Elections in
America have moved from being contests about persuading people to vote for you
into contests about getting supporters to the polls. What it means to identify
as a member of a political party is to vote for its candidate. In 2012, 92% of
Democrats voted for President Obama and 93% of Republicans voted for Mitt Romney,
according to the exit polls. A presidential candidate needs at least 90% of partisans
to even be in the ball game. (This does change somewhat in a multi-candidate
field, allowing the winning partisan number to drift below half.)
Hillary
Clinton has some problems on the furthest left of her party, which might not be
fixable and may cost her a considerable number of votes. But if you are looking
for big names to add to that defection rate, there really aren’t any.
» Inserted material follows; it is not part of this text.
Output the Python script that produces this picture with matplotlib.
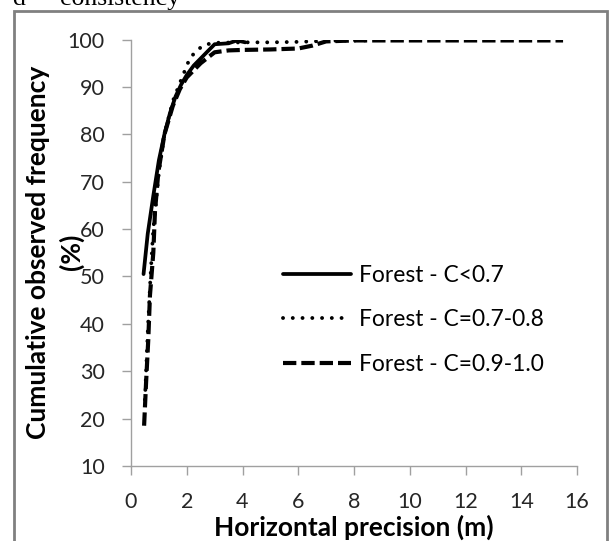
import matplotlib
matplotlib.use("Agg")
from matplotlib import pyplot as plt
from matplotlib.patches import Rectangle

plt.rcParams['font.family'] = ['Lato', 'DejaVu Sans']

# 数据
x_low = [0.45, 0.6, 0.8, 1.0, 1.2, 1.4, 1.6, 1.8, 2.0, 2.25, 2.5, 2.75, 3.0, 3.25, 3.5, 3.8, 4.1]
y_low = [50.5, 59, 67, 74.5, 80, 84.5, 88, 90.5, 92.5, 94.5, 96, 97.5, 99, 99.1, 99.2, 99.8, 99.4]

x_mid = [0.5, 0.6, 0.7, 0.8, 1.0, 1.2, 1.5, 1.8, 2.1, 2.35, 2.65, 3.0, 4.0, 5.0, 6.0, 7.0, 8.0, 8.5]
y_mid = [24, 38, 50, 60, 72, 80, 87, 91.5, 95.9, 97.7, 98.9, 99.3, 99.4, 99.4, 99.5, 99.7, 99.8, 99.8]

x_high = [0.47, 0.54, 0.62, 0.68, 0.8, 0.86, 0.98, 1.2, 1.5, 1.75, 2.0, 2.5, 3.0, 3.5, 4.0, 5.0, 6.0,
          6.5, 7.0, 8.0, 9.0, 10.0, 11.0, 12.0, 13.0, 14.0, 15.0, 15.5]
y_high = [18.5, 27.5, 36.7, 46, 55, 63.7, 72, 80, 86, 89.5, 92, 95, 97.3, 97.7, 97.8, 97.9, 98.1,
          98.7, 99.6, 99.8, 99.8, 99.8, 99.8, 99.8, 99.8, 99.8, 99.8, 99.8]

labels = ["Forest - C<0.7", "Forest - C=0.7-0.8", "Forest - C=0.9-1.0"]

fig = plt.figure(figsize=(6.09, 5.41), dpi=100)
ax = fig.add_axes([131 / 609, 1 - 466 / 541, 446 / 609, 426.5 / 541])

ax.plot(x_low, y_low, color="black", lw=2.7, ls="-", label=labels[0], solid_capstyle="round")
ax.plot(x_mid, y_mid, color="black", lw=2.8, ls=(0, (0.01, 2.5)), label=labels[1],
        dash_capstyle="round")
ax.plot(x_high, y_high, color="black", lw=3.0, ls=(0, (3.2, 1.2)), label=labels[2])

ax.set_xlim(0, 16)
ax.set_ylim(10, 100)
ax.set_xticks(range(0, 17, 2))
ax.set_yticks(range(10, 101, 10))
for s in ["top", "right"]:
    ax.spines[s].set_visible(False)
for s in ["left", "bottom"]:
    ax.spines[s].set_color("#a0a0a0")
    ax.spines[s].set_linewidth(1.0)
ax.tick_params(direction="out", length=6.5, width=1.0, color="#a0a0a0",
               labelsize=15.5, labelcolor="#262626")
ax.tick_params(axis="x", pad=12)
ax.tick_params(axis="y", pad=12.5)

ax.set_xlabel("Horizontal precision (m)", fontsize=19, fontweight="bold", labelpad=2)
fig.text(38 / 609, 1 - 252 / 541, "Cumulative observed frequency", rotation=90,
         fontsize=19, fontweight="bold", ha="center", va="center")
fig.text(71 / 609, 1 - 252 / 541, "(%)", rotation=90,
         fontsize=19, fontweight="bold", ha="center", va="center")

leg = ax.legend(loc="upper left", bbox_to_anchor=(152 / 446, 0.472), frameon=False,
                fontsize=16.4, handlelength=3.0, handletextpad=0.35, labelspacing=1.03,
                borderpad=0, borderaxespad=0)

# 外框和标题
fig.patches.append(Rectangle((14 / 609, -0.05), 593 / 609, 1.05 - 11 / 541,
                             transform=fig.transFigure, fill=False,
                             edgecolor="#808080", lw=2))
fig.text(13 / 609, 1 - 5 / 541, "d \u2013", fontsize=18.5,
         family="Liberation Serif", va="baseline", ha="left")
fig.text(60 / 609, 1 - 5 / 541, "consistency", fontsize=18.5,
         family="Liberation Serif", va="baseline", ha="left")

plt.savefig("out.png", dpi=100)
Beyond Cornell
West supporting the Green Party’s Jill Stein, basically no one who was a high-profile
Sanders supporter is aiding her effort.
When it
comes to Donald Trump, however, the number of Republicans who are either
outright backing Clinton or refusing to support Trump is growing nearly every day.
While each individual endorsement is not particularly important, together they
send a clear signal that Trump is not an ordinary Republican and supporting
Clinton is socially acceptable.
College
educated white women constitute the key group now helping Clinton and expanding
the Obama coalition. Every Meg Whitman who says she is voting for Clinton and
every Susan Collins who says she can’t vote for Trump helps to further solidify
this voting block behind Clinton. One of the more interesting things to watch is
that so far Trump has not hit either of them. Most likely that’s not because he
wouldn’t want to. It may be that his staff kept both statements from him. The
statements appeared primarily in print rather than on twitter or the internet so
it is plausible Trump doesn’t even know what was said.
Trump needs
to figure out a strategy for effectively shutting down or punishing defectors.
Without such a strategy, defectors will continue to normalize supporting
Clinton or opposing Trump amongst a subset of voters he can’t afford to lose. In
the modern era of polarization, defectors are a giant thorn in Trump’s side.